Todo mundo já acreditou em Papai Noel, coelhinho da Páscoa, príncipes e princesas e foi bem feliz com tudo isso. São mesmo ilusões deliciosas porque nos conectam à felicidade, já tão cedo ameaçada pela angústia tipicamente humana. Acontece com todo mundo, mas ninguém pira ao saber que tudo não passa de fantasia.
Quero dizer que a gente sobrevive ao descobrir truque artificiais para fortalecimento da ideologia do dinheiro e acúmulo de riquezas por capitalistas convictos e comerciantes ávidos de lucro. Céus, eram meus pais que compravam bonecas, panelinhas e chocolates pra me fazer feliz. Quanto aos contos de fadas, o príncipe era só uma projeção do meu ideal de felicidade eterna. Jamais apareceria o cavaleiro de cabelo bem cortado, ajoelhado e com flor entre os dentes, bonito e cheiroso, vindo de um castelo num reino distante para me desposar e me amar para todo o sempre.

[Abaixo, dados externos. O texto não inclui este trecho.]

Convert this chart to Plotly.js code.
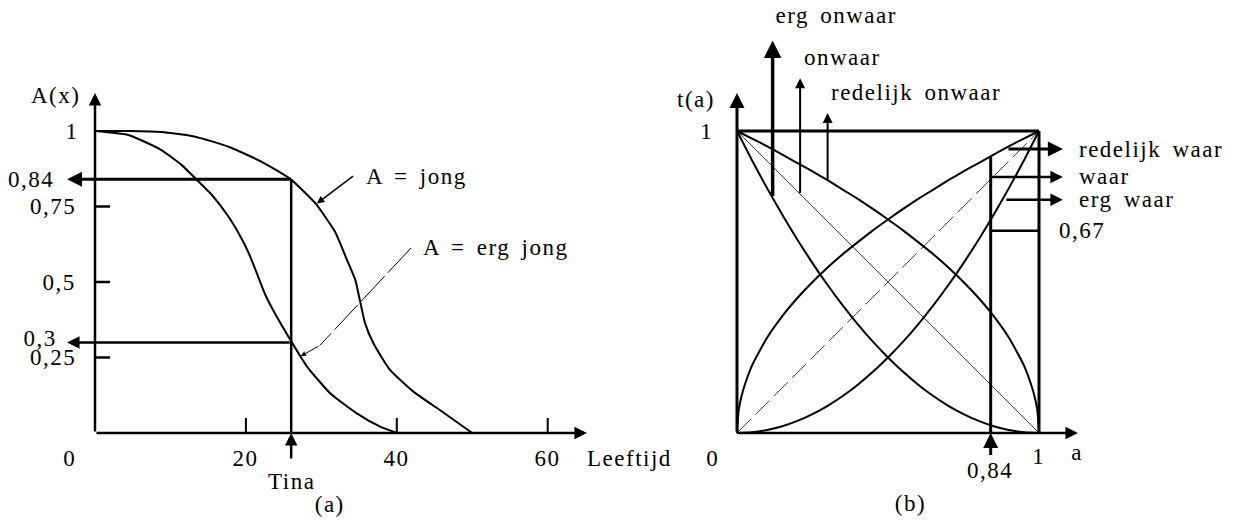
<!DOCTYPE html>
<html>
<head>
<meta charset="utf-8">
<script src="https://cdn.plot.ly/plotly-3.0.1.min.js"></script>
<style>
  html, body { margin: 0; padding: 0; background: #fff; }
  #chart { width: 1245px; height: 529px; }
</style>
</head>
<body>
<div id="chart"></div>
<script>
// ---------- (a) membership of "jong" / "erg jong" by age ----------
const leeftijdJong = [0, 4.4, 8.8, 13.3, 17.7, 22.1, 25.8, 29.2, 31.8, 33.4, 34.5, 35.1, 35.8, 36.9, 39.1, 42.2, 45.7, 50];
const jong         = [1, 1, 0.997, 0.981, 0.948, 0.898, 0.843, 0.761, 0.667, 0.573, 0.507, 0.44, 0.363, 0.297, 0.209, 0.137, 0.076, 0];

const leeftijdErgJong = [0, 4.4, 8.8, 11.5, 13.3, 15.5, 17.7, 19.4, 20.3, 21.2, 22.5, 23.6, 25.9, 28.1, 31.2, 34.7, 37.8, 40];
const ergJong         = [1, 0.987, 0.937, 0.887, 0.843, 0.788, 0.716, 0.645, 0.6, 0.545, 0.462, 0.407, 0.308, 0.22, 0.131, 0.065, 0.021, 0];

const tinaLeeftijd = 26;
const tinaJong = 0.84;
const tinaErgJong = 0.3;

const ageTicks = [20, 40, 60];
const ageTickLabels = ['20', '40', '60'];
const memberTicks = [0.25, 0.5, 0.75];
const memberTickLabels = ['0,25', '0,5', '0,75'];

// ---------- (b) truth functions ----------
const aWortel = [0, 0.005, 0.01, 0.02, 0.05, 0.1, 0.15, 0.2, 0.25, 0.3, 0.35, 0.4, 0.45, 0.5, 0.55, 0.6, 0.65, 0.7, 0.75, 0.8, 0.85, 0.9, 0.95, 1];
const redelijkWaar = [0, 0.071, 0.1, 0.141, 0.224, 0.316, 0.387, 0.447, 0.5, 0.548, 0.592, 0.632, 0.671, 0.707, 0.742, 0.775, 0.806, 0.837, 0.866, 0.894, 0.922, 0.949, 0.975, 1];

const aOnwaarWortel = [0, 0.05, 0.1, 0.15, 0.2, 0.25, 0.3, 0.35, 0.4, 0.45, 0.5, 0.55, 0.6, 0.65, 0.7, 0.75, 0.8, 0.85, 0.9, 0.95, 0.98, 0.99, 0.995, 1];
const redelijkOnwaar = [1, 0.975, 0.949, 0.922, 0.894, 0.866, 0.837, 0.806, 0.775, 0.742, 0.707, 0.671, 0.632, 0.592, 0.548, 0.5, 0.447, 0.387, 0.316, 0.224, 0.141, 0.1, 0.071, 0];

const aKwadraat = [0, 0.05, 0.1, 0.15, 0.2, 0.25, 0.3, 0.35, 0.4, 0.45, 0.5, 0.55, 0.6, 0.65, 0.7, 0.75, 0.8, 0.85, 0.9, 0.95, 1];
const ergWaar   = [0, 0.0025, 0.01, 0.0225, 0.04, 0.0625, 0.09, 0.1225, 0.16, 0.2025, 0.25, 0.3025, 0.36, 0.4225, 0.49, 0.5625, 0.64, 0.7225, 0.81, 0.9025, 1];
const ergOnwaar = [1, 0.9025, 0.81, 0.7225, 0.64, 0.5625, 0.49, 0.4225, 0.36, 0.3025, 0.25, 0.2025, 0.16, 0.1225, 0.09, 0.0625, 0.04, 0.0225, 0.01, 0.0025, 0];

const aLijn = [0, 1];
const waar = [0, 1];
const onwaar = [1, 0];

const aBewering = 0.84;
const tErgWaar = 0.67;

// ---------- helpers ----------
const FONT = { family: 'Liberation Serif, Times New Roman, serif', size: 23, color: '#000' };
const LETTER_SPACING = '1.5px';
const WORD_SPACING = '4px';
const annotations = [];
const shapes = [];

function label(xa, ya, x, y, text, xanchor) {
  const anchor = xanchor || 'center';
  annotations.push({ xref: xa, yref: ya, x, y, text, showarrow: false,
    xanchor: anchor, align: anchor, yanchor: 'middle', font: FONT });
}
function arrow(xa, ya, x0, y0, x1, y1, w, size) {
  // tail (x0,y0) -> head (x1,y1)
  annotations.push({ xref: xa, yref: ya, axref: xa, ayref: ya,
    x: x1, y: y1, ax: x0, ay: y0, text: '', showarrow: true,
    arrowhead: 2, arrowsize: size || 1, arrowwidth: w, arrowcolor: '#000',
    standoff: 0, startstandoff: 0 });
}
function seg(xa, ya, x0, y0, x1, y1, w, color, dash) {
  shapes.push({ type: 'line', xref: xa, yref: ya, x0, y0, x1, y1,
    line: { color: color || '#000', width: w, dash: dash || 'solid' } });
}
function curve(xa, ya, xs, ys, w, color, dash, shape) {
  return { type: 'scatter', mode: 'lines', xaxis: xa, yaxis: ya, x: xs, y: ys,
    hoverinfo: 'skip', showlegend: false,
    line: { color: color || '#000', width: w, dash: dash || 'solid',
            shape: shape || 'spline', smoothing: 0.5 } };
}

// ---------- panel (a) ----------
const traces = [];
traces.push(curve('x', 'y', leeftijdJong, jong, 2));
traces.push(curve('x', 'y', leeftijdErgJong, ergJong, 2));

// axes with arrowheads
arrow('x', 'y', 0, 0, 0, 1.126, 2.5, 1);
arrow('x', 'y', 0, 0, 65.2, 0, 2.5, 1);
memberTicks.forEach((v, i) => {
  seg('x', 'y', 0, v, 2.0, v, 2.5);
  label('x', 'y', -2.2, v, memberTickLabels[i], 'right');
});
ageTicks.forEach((v, i) => {
  seg('x', 'y', v, 0, v, 0.05, 2);
  label('x', 'y', v, -0.083, ageTickLabels[i]);
});
label('x', 'y', -3.3, -0.083, '0');
label('x', 'y', -1.9, 1, '1', 'right');
label('x', 'y', -5.2, 1.119, 'A(x)');
label('x', 'y', 65.0, -0.083, 'Leeftijd', 'left');
label('x', 'y', tinaLeeftijd, -0.162, 'Tina');
label('x', 'y', 31.1, -0.238, '(a)');

// Tina: age up to the curve, then across to the membership values
seg('x', 'y', tinaLeeftijd, 0, tinaLeeftijd, tinaJong, 2.5);
arrow('x', 'y', tinaLeeftijd, -0.089, tinaLeeftijd, 0, 2.5, 1);
arrow('x', 'y', tinaLeeftijd, tinaJong, -3.7, tinaJong, 3, 1);
arrow('x', 'y', tinaLeeftijd, tinaErgJong, -3.7, tinaErgJong, 2.5, 1);
label('x', 'y', -5.0, tinaJong, '0,84', 'right');
label('x', 'y', -4.8, tinaErgJong + 0.012, '0,3', 'right');

// curve names
label('x', 'y', 35.6, 0.848, 'A = jong', 'left');
arrow('x', 'y', 34.4, 0.854, 29.4, 0.76, 1.5, 1);
label('x', 'y', 43.2, 0.613, 'A = erg jong', 'left');
traces.push(curve('x', 'y', [41.9, 29.8], [0.613, 0.29], 1, '#000', '34px,5px', 'linear'));
arrow('x', 'y', 29.8, 0.29, 27.3, 0.255, 1, 1);

// ---------- panel (b) ----------
traces.push(curve('x2', 'y2', aLijn, waar, 1, '#444', '20px,6px', 'linear'));
traces.push(curve('x2', 'y2', aLijn, onwaar, 1, '#444', 'solid', 'linear'));
traces.push(curve('x2', 'y2', aWortel, redelijkWaar, 2));
traces.push(curve('x2', 'y2', aKwadraat, ergWaar, 2));
traces.push(curve('x2', 'y2', aOnwaarWortel, redelijkOnwaar, 2));
traces.push(curve('x2', 'y2', aKwadraat, ergOnwaar, 2));

// axes and frame
arrow('x2', 'y2', 0, 0, 0, 1.126, 3, 1);
arrow('x2', 'y2', 0, 0, 1.129, 0, 2.5, 1);
seg('x2', 'y2', 0, 1, 1, 1, 3);
seg('x2', 'y2', 1, 0, 1, 1, 3);
label('x2', 'y2', -0.136, 1.103, 't(a)');
label('x2', 'y2', -0.099, 1, '1');
label('x2', 'y2', -0.079, -0.083, '0');
label('x2', 'y2', 1, -0.079, '1');
label('x2', 'y2', 1.126, -0.066, 'a');
label('x2', 'y2', aBewering, -0.123, '0,84');
label('x2', 'y2', 0.573, -0.232, '(b)');

// a = 0,84
seg('x2', 'y2', aBewering, 0, aBewering, 0.915, 3);
arrow('x2', 'y2', aBewering, -0.078, aBewering, 0, 3, 1);
seg('x2', 'y2', aBewering, tErgWaar, 1, tErgWaar, 2.5);
label('x2', 'y2', 1.06, tErgWaar, '0,67', 'left');

// curve names on the right
arrow('x2', 'y2', 0.894, 0.94, 1.079, 0.94, 3, 1);
label('x2', 'y2', 1.126, 0.94, 'redelijk waar', 'left');
arrow('x2', 'y2', 0.838, 0.848, 1.079, 0.848, 2.5, 1);
label('x2', 'y2', 1.126, 0.848, 'waar', 'left');
arrow('x2', 'y2', 0.887, 0.772, 1.079, 0.772, 2.5, 1);
label('x2', 'y2', 1.126, 0.772, 'erg waar', 'left');

// curve names on top
arrow('x2', 'y2', 0.118, 0.78, 0.118, 1.30, 3.5, 1);
label('x2', 'y2', 0.33, 1.384, 'erg onwaar');
arrow('x2', 'y2', 0.209, 0.79, 0.209, 1.175, 2, 1);
label('x2', 'y2', 0.215, 1.245, 'onwaar', 'left');
arrow('x2', 'y2', 0.30, 0.835, 0.30, 1.06, 2, 1);
label('x2', 'y2', 0.305, 1.126, 'redelijk onwaar', 'left');

// ---------- layout ----------
const YR = [-0.31788, 1.43377];
const hidden = { visible: false, showgrid: false, zeroline: false, fixedrange: true };
const layout = {
  width: 1245, height: 529, autosize: false,
  margin: { l: 0, r: 0, t: 0, b: 0, pad: 0 },
  paper_bgcolor: '#fff', plot_bgcolor: 'rgba(0,0,0,0)',
  showlegend: false,
  xaxis:  Object.assign({ domain: [0, 0.5], range: [-12.591, 69.914], anchor: 'y' }, hidden),
  yaxis:  Object.assign({ domain: [0, 1], range: YR, anchor: 'x' }, hidden),
  xaxis2: Object.assign({ domain: [0.5, 1], range: [-0.37914, 1.68212], anchor: 'y2' }, hidden),
  yaxis2: Object.assign({ domain: [0, 1], range: YR, anchor: 'x2' }, hidden),
  shapes, annotations
};
Plotly.newPlot('chart', traces, layout, { staticPlot: true, displayModeBar: false })
  .then(gd => {
    // the labels are set a little wider, in the manner of book typesetting
    gd.querySelectorAll('.annotation-text').forEach(t => {
      t.style.letterSpacing = LETTER_SPACING;
      t.style.wordSpacing = WORD_SPACING;
    });
  });
</script>
</body>
</html>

A questão é que outras tantas ilusões de peso ao longo da vida também costumam desabar. No meu caso, por exemplo, já acreditei que o sim do casamento perante o padre era eterno e que a aliança no dedo simbolizava fidelidade e respeito de um para o outro. Sequer cogitava que essas promessas devessem ser realizadas individualmente em primeiríssimo lugar, algo como "prometo ser fiel aos meus desejos e me respeitar por todos os dias da minha vida". Essa desilusão até que tem seu lado positivo, pois me permitiu saber que o amor a si próprio que é o primeiro passo para tudo.
Também acreditei que meus pais eram perfeitos e até sábios sobre todas as coisas da vida, pensando, inclusive, que eu preenchia o seu mundo e era absolutamente tudo pra eles. Não percebia que tinham suas demandas pessoais e eram apenas humanos, imperfeitos e em busca de amor ou de algo que nem eles mesmos sabiam. Desiludi-me quando os vi tão frágeis e imaturos quanto eu ou quando vi que experimentavam dificuldades na superação de seus sofrimentos e dúvidas. Chegou a doer meu coração quando deixaram de me servir de modelos. Mas tudo bem...eles nunca esconderam de mim suas fragilidades, eu é que fracassei na tentativa de vestir-lhes a capa de super heróis.
Acreditei que o ser humano só pode ser bom e que seu lado perverso não existia, sem jamais ter imaginado que este é inerente à condição humana e por isso deve ser incorporado e... sem problemas. Assumir o lado sombrio da personalidade nos capacita para inúmeras batalhas, porque nos torna inteiros.
Já tive a crença de que tinha o controle de tudo, especialmente, de mim mesma, afinal eu havia aprendido na escola que a razão me diferenciava dos animais e me habilitava a tomar decisões. O "penso, logo existo" era a explicação. Descubro então que não controlo coisa alguma, ao contrário, eu é que sou controlada por forças internas da minha própria psique. Saldo positivo aqui também, pois é libertador saber que a impermanência da vida não se sujeita à racionalidade humana, tão fraca frente às nossas pulsões naturais. O ser humano não é nem senhor de si mesmo, como já disse um tal de Freud.
Já acreditei que Deus existe como guia para apontar os erros e punir o ser humano, tão pretensamente perfeito, sempre que ultrapassasse a linha delimitada pela moral, pela cultura. Quanta ingenuidade! Venho descobrindo outro Deus, mais cósmico e universal, que não manda pragas para a humanidade, porque ela própria é quem causa os desequilíbrios sofridos no mundo e na natureza. Passei a ver tudo como a energia equilibradora do universo, a força geral dos movimentos, a homeostase dos sistemas. Esta foi "a" desilusão pra mim! Posso dizer que todas essas ilusões morreram e outras tantas vêm agonizando nessa minha cabecinha de ser pensante.
Enfim, cheguei até aqui com inúmeras crenças abaladas e até destruídas. Lógico, foram todas importantes, fundamentais eu diria. Serviram pra me construir e me dar um chão para que eu pudesse tomar impulso para voos mais altos ou mudança de rotas. Hoje consigo lidar bem com todas elas.
Ora, mas por que desfazer-se de tantas ilusões, se isso dói tanto? Porque acima de tudo a desilusão faz a gente crescer. Simples assim.